Kein Schutz vor Einschüchterung in Deutschland

Man ahnt, was solche Erfahrungen mit den Türken in Deutschland, beziehungsweise mit den türkischstämmigen Deutschen machen. Sie erzeugen Verunsicherung, ein Klima der Angst. Sie sollten sich künftig zweimal überlegen, was sie posten, twittern oder sonst wo an die große Glocke hängen – und vor allem, ob sie noch unbefangen in die Türkei reisen können.

In Deutschland sind sie in Sicherheit, aber gewiss nicht vor Einschüchterung geschützt. Erdogan behandelt Gegner wie Staatsfeinde und die wie Vogelfreie. Er verliert jedes Maß. Auch dafür gibt es viele Beispiele, wie der Umgang mit dem Journalisten Deniz Yücel oder mit dem US-Pastor Andrew Brunson zeigt, der ohne Anklage im Gefängnis sitzt.

Journalist Can Dündar tritt nur noch mit Polizeischutz auf

Was die Türkei in diesen Tagen Saudi-Arabien vorwirft – die Verschleppung oder gar Ermordung eines Journalisten –, ist übrigens ein Beispiel von Doppelmoral. Ende Juli hat die Mongolei die Entführung des türkischen Staatsbürgers Veysel Akçay gerade noch verhindern können, weil sie der Maschine der türkischen Luftwaffe den Start verweigerte.
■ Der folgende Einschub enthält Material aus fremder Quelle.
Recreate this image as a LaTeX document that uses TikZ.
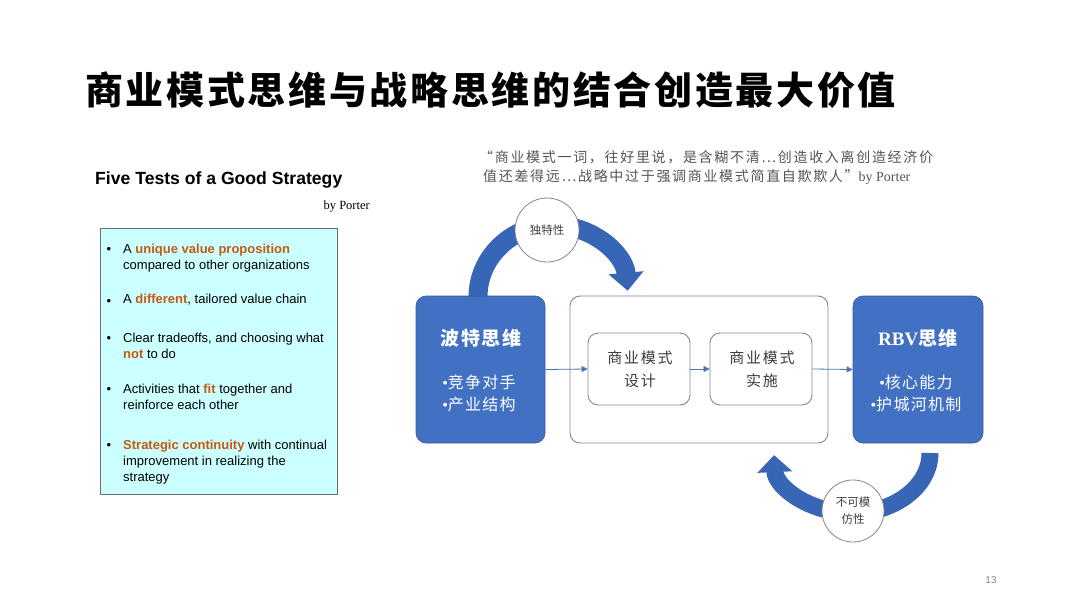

Der Mann war Leiter einer Schule, die mit der Gülen-Bewegung in Verbindung gebracht wird. In Berlin tritt der türkische Journalist Can Dündar nur noch unter Polizeischutz öffentlich auf. Und es klingt nicht tollkühn, sondern glaubhaft, was in der Hauptstadt die Runde macht, nämlich, dass Autos gesehen wurden, die denen einer berüchtigten türkischen Polizeieinheit ähneln.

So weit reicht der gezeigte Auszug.